Data entries
* start *

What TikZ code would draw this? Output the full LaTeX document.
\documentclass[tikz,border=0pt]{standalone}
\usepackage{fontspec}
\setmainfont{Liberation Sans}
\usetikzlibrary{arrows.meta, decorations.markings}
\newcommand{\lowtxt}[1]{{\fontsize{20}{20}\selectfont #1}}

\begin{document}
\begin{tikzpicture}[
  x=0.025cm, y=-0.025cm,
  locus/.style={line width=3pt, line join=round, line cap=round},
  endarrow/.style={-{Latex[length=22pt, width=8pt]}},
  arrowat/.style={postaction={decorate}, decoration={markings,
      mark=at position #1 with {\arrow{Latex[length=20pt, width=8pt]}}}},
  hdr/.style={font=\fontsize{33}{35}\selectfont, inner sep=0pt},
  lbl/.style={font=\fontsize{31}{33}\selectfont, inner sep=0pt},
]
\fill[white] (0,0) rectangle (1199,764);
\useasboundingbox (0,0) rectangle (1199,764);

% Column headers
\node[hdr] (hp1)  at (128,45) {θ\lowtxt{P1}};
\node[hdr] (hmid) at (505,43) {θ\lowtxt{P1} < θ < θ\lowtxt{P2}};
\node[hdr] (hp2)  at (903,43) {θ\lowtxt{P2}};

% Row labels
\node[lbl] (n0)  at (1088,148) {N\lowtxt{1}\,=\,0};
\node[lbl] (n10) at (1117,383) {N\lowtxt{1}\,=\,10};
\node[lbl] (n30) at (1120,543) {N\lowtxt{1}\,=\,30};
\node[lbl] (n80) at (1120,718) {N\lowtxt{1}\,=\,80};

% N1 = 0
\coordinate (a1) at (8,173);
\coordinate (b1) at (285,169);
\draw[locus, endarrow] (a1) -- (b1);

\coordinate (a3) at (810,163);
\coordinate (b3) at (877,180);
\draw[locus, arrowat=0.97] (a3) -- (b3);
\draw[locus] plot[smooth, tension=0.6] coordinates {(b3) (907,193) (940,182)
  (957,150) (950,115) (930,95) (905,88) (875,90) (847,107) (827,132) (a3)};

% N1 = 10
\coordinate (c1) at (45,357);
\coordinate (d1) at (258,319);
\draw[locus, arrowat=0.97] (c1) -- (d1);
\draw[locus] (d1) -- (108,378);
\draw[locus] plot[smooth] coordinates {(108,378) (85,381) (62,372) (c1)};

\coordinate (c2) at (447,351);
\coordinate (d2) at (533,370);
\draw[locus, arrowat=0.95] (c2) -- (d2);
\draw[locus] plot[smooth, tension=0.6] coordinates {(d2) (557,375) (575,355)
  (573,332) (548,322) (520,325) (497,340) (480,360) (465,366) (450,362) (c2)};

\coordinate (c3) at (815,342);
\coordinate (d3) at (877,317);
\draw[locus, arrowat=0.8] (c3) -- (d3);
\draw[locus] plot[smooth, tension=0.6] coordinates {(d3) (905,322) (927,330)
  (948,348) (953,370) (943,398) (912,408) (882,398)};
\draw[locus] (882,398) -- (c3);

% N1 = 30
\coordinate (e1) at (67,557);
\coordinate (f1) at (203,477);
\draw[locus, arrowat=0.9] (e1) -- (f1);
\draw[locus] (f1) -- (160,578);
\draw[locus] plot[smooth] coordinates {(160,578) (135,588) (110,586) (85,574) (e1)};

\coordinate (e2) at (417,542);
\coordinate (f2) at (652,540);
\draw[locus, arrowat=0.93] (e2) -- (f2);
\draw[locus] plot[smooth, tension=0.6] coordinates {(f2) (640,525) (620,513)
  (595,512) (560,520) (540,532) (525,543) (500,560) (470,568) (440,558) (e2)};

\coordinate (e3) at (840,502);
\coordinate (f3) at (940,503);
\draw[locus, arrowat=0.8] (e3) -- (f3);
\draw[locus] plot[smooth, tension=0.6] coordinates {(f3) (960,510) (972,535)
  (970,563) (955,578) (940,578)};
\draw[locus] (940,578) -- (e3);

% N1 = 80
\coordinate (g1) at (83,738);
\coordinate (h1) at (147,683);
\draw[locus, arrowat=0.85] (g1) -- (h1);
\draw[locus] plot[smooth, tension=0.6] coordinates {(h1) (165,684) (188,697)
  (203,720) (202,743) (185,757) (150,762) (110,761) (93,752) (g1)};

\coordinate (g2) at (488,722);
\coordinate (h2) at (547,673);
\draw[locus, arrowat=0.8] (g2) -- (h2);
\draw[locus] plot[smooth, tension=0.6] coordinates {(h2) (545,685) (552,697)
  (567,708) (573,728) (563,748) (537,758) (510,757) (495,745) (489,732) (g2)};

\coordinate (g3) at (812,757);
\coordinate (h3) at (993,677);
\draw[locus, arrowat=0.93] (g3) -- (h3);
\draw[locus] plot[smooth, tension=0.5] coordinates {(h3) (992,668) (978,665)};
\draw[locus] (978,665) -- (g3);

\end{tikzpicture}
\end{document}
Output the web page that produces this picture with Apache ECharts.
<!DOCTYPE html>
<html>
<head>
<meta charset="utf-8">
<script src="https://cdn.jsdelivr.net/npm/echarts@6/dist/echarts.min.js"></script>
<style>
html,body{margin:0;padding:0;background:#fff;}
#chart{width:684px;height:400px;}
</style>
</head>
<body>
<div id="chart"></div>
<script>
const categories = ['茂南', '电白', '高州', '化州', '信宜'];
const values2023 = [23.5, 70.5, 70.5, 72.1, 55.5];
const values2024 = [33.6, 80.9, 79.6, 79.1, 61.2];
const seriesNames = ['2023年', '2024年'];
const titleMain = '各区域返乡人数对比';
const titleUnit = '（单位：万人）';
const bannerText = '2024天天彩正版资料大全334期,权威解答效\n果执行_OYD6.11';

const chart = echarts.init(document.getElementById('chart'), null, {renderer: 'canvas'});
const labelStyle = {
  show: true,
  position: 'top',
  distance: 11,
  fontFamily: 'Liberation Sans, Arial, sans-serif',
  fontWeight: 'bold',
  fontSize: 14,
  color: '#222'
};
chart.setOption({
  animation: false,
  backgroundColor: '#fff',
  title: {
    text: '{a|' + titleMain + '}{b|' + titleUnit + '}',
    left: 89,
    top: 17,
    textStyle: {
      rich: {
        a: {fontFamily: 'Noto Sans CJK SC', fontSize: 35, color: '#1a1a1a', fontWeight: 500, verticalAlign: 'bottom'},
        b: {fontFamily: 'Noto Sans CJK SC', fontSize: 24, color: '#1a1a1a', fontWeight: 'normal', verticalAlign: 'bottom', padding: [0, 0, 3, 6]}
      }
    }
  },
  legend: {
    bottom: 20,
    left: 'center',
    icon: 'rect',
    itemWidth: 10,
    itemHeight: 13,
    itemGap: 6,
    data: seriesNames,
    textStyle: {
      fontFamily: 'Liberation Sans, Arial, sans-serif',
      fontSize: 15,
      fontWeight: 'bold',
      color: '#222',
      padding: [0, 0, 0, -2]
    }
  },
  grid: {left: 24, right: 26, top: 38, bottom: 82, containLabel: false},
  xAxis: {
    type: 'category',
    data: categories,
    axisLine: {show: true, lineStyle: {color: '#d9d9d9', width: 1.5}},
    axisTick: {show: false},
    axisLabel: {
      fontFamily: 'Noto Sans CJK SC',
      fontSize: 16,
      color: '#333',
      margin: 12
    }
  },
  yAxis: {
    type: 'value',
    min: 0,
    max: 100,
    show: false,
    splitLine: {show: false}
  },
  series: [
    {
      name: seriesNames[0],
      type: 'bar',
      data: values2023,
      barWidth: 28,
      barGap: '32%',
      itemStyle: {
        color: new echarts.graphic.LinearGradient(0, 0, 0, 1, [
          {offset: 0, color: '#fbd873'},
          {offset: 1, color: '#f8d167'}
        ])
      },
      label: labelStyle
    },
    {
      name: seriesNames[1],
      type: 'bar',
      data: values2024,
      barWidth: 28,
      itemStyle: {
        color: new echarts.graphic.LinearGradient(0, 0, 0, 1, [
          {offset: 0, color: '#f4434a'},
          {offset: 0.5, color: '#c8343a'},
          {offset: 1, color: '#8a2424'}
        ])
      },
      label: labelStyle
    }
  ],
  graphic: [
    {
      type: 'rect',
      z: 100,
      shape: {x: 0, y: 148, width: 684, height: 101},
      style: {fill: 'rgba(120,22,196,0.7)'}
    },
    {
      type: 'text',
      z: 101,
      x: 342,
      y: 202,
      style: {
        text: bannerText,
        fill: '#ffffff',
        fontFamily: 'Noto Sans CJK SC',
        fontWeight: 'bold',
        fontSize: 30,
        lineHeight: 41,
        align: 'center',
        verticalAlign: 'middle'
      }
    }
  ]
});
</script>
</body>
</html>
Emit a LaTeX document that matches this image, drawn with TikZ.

* end *

**TASK TO COMPLETE**
Starting with the line with "Output the web" and ending with the line with "const bannerText = '2024天天彩正版资料大全334期,权威解答效\n果执行_OYD6.11';", extract every line exactly and nothing outside that span.

**ANSWER TO THIS PROBLEM**
Output the web page that produces this picture with Apache ECharts.
<!DOCTYPE html>
<html>
<head>
<meta charset="utf-8">
<script src="https://cdn.jsdelivr.net/npm/echarts@6/dist/echarts.min.js"></script>
<style>
html,body{margin:0;padding:0;background:#fff;}
#chart{width:684px;height:400px;}
</style>
</head>
<body>
<div id="chart"></div>
<script>
const categories = ['茂南', '电白', '高州', '化州', '信宜'];
const values2023 = [23.5, 70.5, 70.5, 72.1, 55.5];
const values2024 = [33.6, 80.9, 79.6, 79.1, 61.2];
const seriesNames = ['2023年', '2024年'];
const titleMain = '各区域返乡人数对比';
const titleUnit = '（单位：万人）';
const bannerText = '2024天天彩正版资料大全334期,权威解答效\n果执行_OYD6.11';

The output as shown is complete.